The Business Model Canvas can help move entrepreneurs to address specific risks and acquire more information (about competitors or a market niche, for example). It provides an excellent starting point for a small-business owner in developing its initial business plan.
The Business Model Canvas has nine different areas of focus that make up the building blocks in a visual representation of your business.
• Key partners: Who are the buyers and suppliers with whom you need to form relationships? What other alliances will help you accomplish core business activities and fulfill your value proposition to customers?
• Key activities: What are the most important activities in which you must engage to fulfill your value propositions, to secure distribution channels, to strengthen customer relationships, to optimize revenue streams, etc.?
• Key resources: What resources do you need to create value for your customers and sustain your business?
• Value propositions: What products and services will you offer to meet the needs of your customers? How will your business be different from your competition? What is your WOW factor? What challenges will you solve for your customers?
• Customer relationships: What types of relationships will you forge with your customer segments? What are the relationship expectations of each customer segment? How are they entwined with the rest of your business model? What will keep customers coming back?
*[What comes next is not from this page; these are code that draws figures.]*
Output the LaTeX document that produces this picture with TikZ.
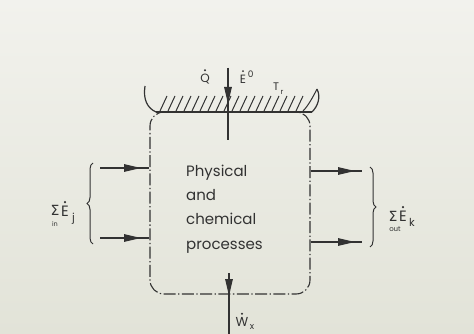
\documentclass[tikz,border=0pt]{standalone}
\usepackage{fontspec}
\setmainfont{Poppins}
\newfontfamily\symfont{DejaVu Sans}
\usetikzlibrary{arrows.meta,decorations.pathreplacing,calc}
\definecolor{papertop}{RGB}{242,242,237}
\definecolor{paperbot}{RGB}{226,227,216}
\definecolor{ink}{RGB}{50,50,50}
\tikzset{
  wallline/.style={ink, line width=1.2pt},
  hatchline/.style={ink, line width=1pt},
  flow/.style={ink, line width=1.3pt},
  flowtip/.style={ink, line width=1.3pt, -{Triangle[length=17pt,width=7.5pt]}},
  sysbox/.style={draw=ink, line width=1.1pt, rounded corners=14pt,
     dash pattern=on 12pt off 2.5pt on 1.3pt off 2.5pt,
     minimum width=160pt, minimum height=182pt, inner sep=0pt},
  bracestyle/.style={ink, line width=1pt, decorate, decoration={brace, amplitude=6pt}},
  lbl/.style={text=ink, inner sep=0pt, font=\fontsize{15}{17}\selectfont},
  toplbl/.style={text=ink, inner sep=0pt, font=\fontsize{12}{14}\selectfont},
  sub/.style={text=ink, inner sep=0pt, font=\fontsize{9}{10}\selectfont},
  tiny/.style={text=ink, inner sep=0pt, font=\fontsize{6.5}{7}\selectfont},
  sigma/.style={text=ink, inner sep=0pt, font=\symfont\fontsize{14}{16}\selectfont},
  dotmark/.style={fill=ink},
}
\begin{document}
\begin{tikzpicture}[x=1pt,y=-1pt]
\shade[top color=papertop, bottom color=paperbot] (0,0) rectangle (474,334);
\useasboundingbox (0,0) rectangle (474,334);

% system boundary
\node[sysbox] (box) at (230,203) {};
\node[text=ink, align=left, anchor=west, inner sep=0pt,
      font=\fontsize{15}{24.4}\selectfont] (txt) at (186,209)
      {Physical\\and\\chemical\\processes};

% wall with hatching
\coordinate (wl) at (156,112);
\coordinate (wr) at (312,112);
\coordinate (cl) at (145,86);
\coordinate (cr) at (317,89);
\draw[wallline] (wl) -- (wr);
\draw[wallline] (wl) .. controls (147,108) and (143,99) .. (cl);
\draw[wallline] (wr) .. controls (318,106) and (321,97) .. (cr);
\draw[hatchline] (cr) .. controls (313,97) and (308,106) .. (303,111);
\foreach \x in {160,168,...,296} \draw[hatchline] (\x,111) -- ++(7,-15);

% heat / energy in at top
\coordinate (qtop) at (228,68);
\coordinate (qtip) at (228,104);
\coordinate (qbot) at (228,140);
\draw[flow] (qtop) -- (qbot);
\draw[flowtip] (qtop) -- (qtip);
\node[toplbl] (qlbl) at (205,79) {Q};
\fill[dotmark] ($(qlbl.north)+(0,-3.5)$) circle (1.1pt);
\node[toplbl] (elbl) at (243,79) {E};
\fill[dotmark] ($(elbl.north)+(0,-3.5)$) circle (1.1pt);
\node[sub, anchor=south west] (esup) at ($(elbl.north east)+(1.5,3)$) {0};
\node[toplbl, font=\fontsize{11}{12}\selectfont] (tlbl) at (276,87) {T};
\node[tiny, font=\fontsize{7.5}{8}\selectfont] (tsub) at (282,92) {r};

% work out at bottom
\coordinate (wtop) at (229,273);
\coordinate (wtip) at (229,296);
\coordinate (wbot) at (229,334);
\draw[flow] (wtop) -- (wbot);
\draw[flowtip] (box.south -| wtop) -- (wtip);
\node[lbl, font=\fontsize{13}{15}\selectfont] (wlbl) at (242,322) {W};
\fill[dotmark] ($(wlbl.north)+(0,-3.5)$) circle (1.1pt);
\node[sub] (wsub) at (252,327) {x};

% inflows
\coordinate (i1s) at (100,168);
\coordinate (i1t) at (141,168);
\coordinate (i2s) at (100,238);
\coordinate (i2t) at (141,238);
\draw[flow] (i1s) -- (box.west |- i1s);
\draw[flowtip] (i1s) -- (i1t);
\draw[flow] (i2s) -- (box.west |- i2s);
\draw[flowtip] (i2s) -- (i2t);
\coordinate (bl1) at (93,244);
\coordinate (bl2) at (93,163);
\draw[bracestyle] (bl1) -- (bl2);
\node[sigma] (insig) at (55,210) {Σ};
\node[lbl] (inE) at (65,211) {E};
\fill[dotmark] ($(inE.north)+(0,-3.5)$) circle (1.2pt);
\node[sub, font=\fontsize{11}{12}\selectfont] (inj) at (73.5,219) {j};
\node[tiny] (insub) at (55,224) {in};

% outflows
\coordinate (o1s) at (310,171);
\coordinate (o1t) at (355,171);
\coordinate (o1e) at (362,171);
\coordinate (o2s) at (310,242);
\coordinate (o2t) at (355,242);
\coordinate (o2e) at (362,242);
\draw[flow] (box.east |- o1s) -- (o1e);
\draw[flowtip] (box.east |- o1s) -- (o1t);
\draw[flow] (box.east |- o2s) -- (o2e);
\draw[flowtip] (box.east |- o2s) -- (o2t);
\coordinate (br1) at (370,167);
\coordinate (br2) at (370,247);
\draw[bracestyle] (br1) -- (br2);
\node[sigma] (outsig) at (393,216) {Σ};
\node[lbl] (outE) at (403,216) {E};
\fill[dotmark] ($(outE.north)+(0,-3.5)$) circle (1.2pt);
\node[sub, font=\fontsize{11}{12}\selectfont] (outk) at (412,222) {k};
\node[tiny, font=\fontsize{7}{8}\selectfont] (outsub) at (395,229) {out};
\end{tikzpicture}
\end{document}
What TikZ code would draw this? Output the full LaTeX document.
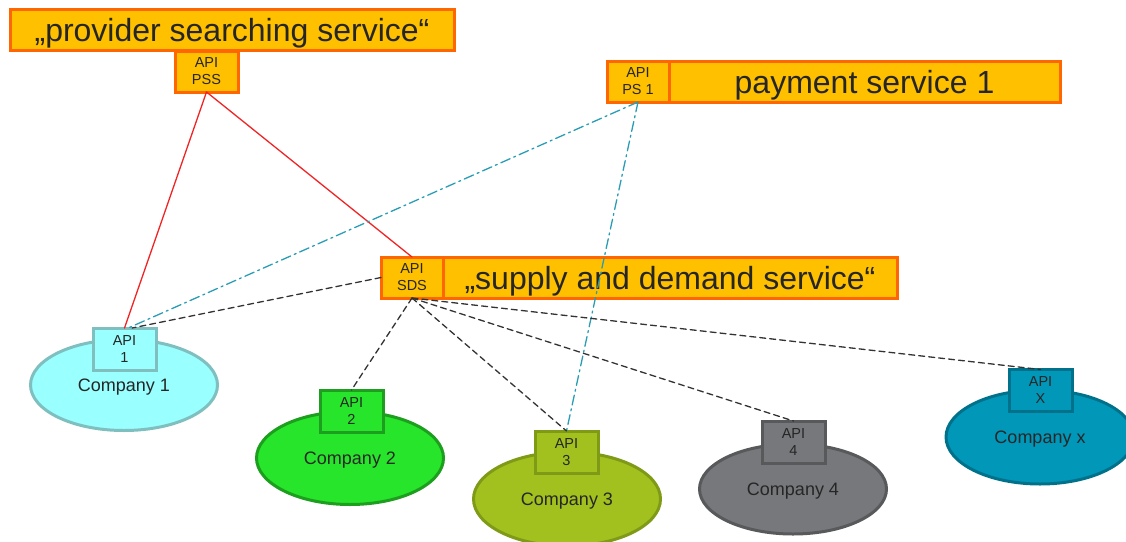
\documentclass[tikz,border=0pt]{standalone}
\usepackage{fontspec}
\setmainfont{Liberation Sans}
\usepackage{tikz}
\usetikzlibrary{shapes.geometric,positioning}
\definecolor{txt}{HTML}{262626}
\definecolor{servfill}{HTML}{FFC000}
\definecolor{servline}{HTML}{FF6600}
\definecolor{onefill}{HTML}{99FFFF}
\definecolor{oneline}{HTML}{7FBFBF}
\definecolor{twofill}{HTML}{26E52A}
\definecolor{twoline}{HTML}{1E9E1E}
\definecolor{threefill}{HTML}{A2C11E}
\definecolor{threeline}{HTML}{7F9A17}
\definecolor{fourfill}{HTML}{77787B}
\definecolor{fourline}{HTML}{58595B}
\definecolor{xfill}{HTML}{0097B9}
\definecolor{xline}{HTML}{00718B}
\definecolor{pssred}{HTML}{F02424}
\definecolor{payblue}{HTML}{2A9DB5}
\definecolor{sdsgray}{HTML}{333333}

\begin{document}
\begin{tikzpicture}[x=1pt,y=-1pt,line cap=round,
  service/.style={draw=servline,fill=servfill,line width=3pt,minimum height=41pt,
    inner sep=0pt,outer sep=0pt,text=txt,text depth=0pt,font=\fontsize{32}{36}\selectfont},
  apibox/.style={line width=3pt,minimum width=63pt,minimum height=42pt,inner sep=0pt,
    outer sep=0pt,align=center,text=txt,font=\fontsize{14.5}{17}\selectfont},
  company/.style={ellipse,line width=3pt,minimum width=187pt,minimum height=92pt,
    inner sep=0pt,outer sep=0pt,text=txt,text depth=0pt,font=\fontsize{18}{20}\selectfont},
  servapi/.style={apibox,draw=servline,fill=servfill,minimum width=62pt,minimum height=41pt},
  pssline/.style={pssred,line width=1.3pt},
  payline/.style={payblue,line width=1.3pt,dash pattern=on 10pt off 4pt on 2pt off 4pt},
  sdsline/.style={sdsgray,line width=1.3pt,dash pattern=on 6pt off 4pt}]
\useasboundingbox (0,0) rectangle (1126,541);
% services
\node[service,minimum width=444pt] (pss) at (232,30) {„provider searching service“};
\node[servapi,minimum width=63pt] (pssapi) at (206.5,71.5) {API\\PSS};
\node[servapi] (psapi) at (638,81.5) {API\\PS 1};
\node[service,minimum width=391pt,right=0pt of psapi] (ps) {payment service 1};
\node[servapi] (sdsapi) at (412,277.5) {API\\SDS};
\node[service,minimum width=454pt,right=0pt of sdsapi] (sds) {„supply and demand service“};
% companies
\node[company,draw=oneline,fill=onefill,minimum height=91pt] (c1) at (124,385) {Company 1};
\node[apibox,draw=oneline,fill=onefill] (api1) at (124.5,349) {API\\1};
\node[company,draw=twoline,fill=twofill,minimum height=93pt] (c2) at (350,458) {Company 2};
\node[apibox,draw=twoline,fill=twofill] (api2) at (351.5,411) {API\\2};
\node[company,draw=threeline,fill=threefill,minimum height=94pt] (c3) at (567,499) {Company 3};
\node[apibox,draw=threeline,fill=threefill] (api3) at (566.5,452) {API\\3};
\node[company,draw=fourline,fill=fourfill,minimum height=90pt] (c4) at (793,489) {Company 4};
\node[apibox,draw=fourline,fill=fourfill] (api4) at (793.5,442) {API\\4};
\node[company,draw=xline,fill=xfill,minimum width=188pt,minimum height=94pt] (cx) at (1040,437) {Company x};
\node[apibox,draw=xline,fill=xfill] (apix) at (1040.5,390.5) {API\\X};
% provider searching
\draw[pssline] (pssapi.south) -- (api1.north);
\draw[pssline] (pssapi.south) -- (sdsapi.north);
% payment
\draw[payline] (psapi.south) -- (api1.80);
\draw[payline] (psapi.south) -- (api3.north);
% supply and demand
\draw[sdsline] (sdsapi.west) -- (api1.70);
\foreach \c in {2,3,4,x}
  \draw[sdsline] (sdsapi.south) -- (api\c.north);
\end{tikzpicture}
\end{document}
• Customer segments: What sets of customers will you serve? Which are the most important to your business?
• Channels: Through what means will you reach your targeted customers and deliver your products and services to them? Which are most cost effective? How are the channels integrated?
• Cost structure: What are the key costs your business will face? Which resources will cost the most? Which activities will cost the most?
• Revenue streams: How much will you charge for your products and services? What are customers willing to pay for? How will customers pay?
According to Gitlin, gaps in planning stand out when using the tool, making it effective for entrepreneurs who are new to starting and running a business. The visual Business Model Canvas can be viewed at https://commons.wikimedia.org/wiki/File%3ABusiness_Model_Canvas.png
"The Business Model Canvas helps visualize what is important and forces businesses to address key areas. It can also be used by a team (employees and/or advisers) to understand relationships and reach agreement."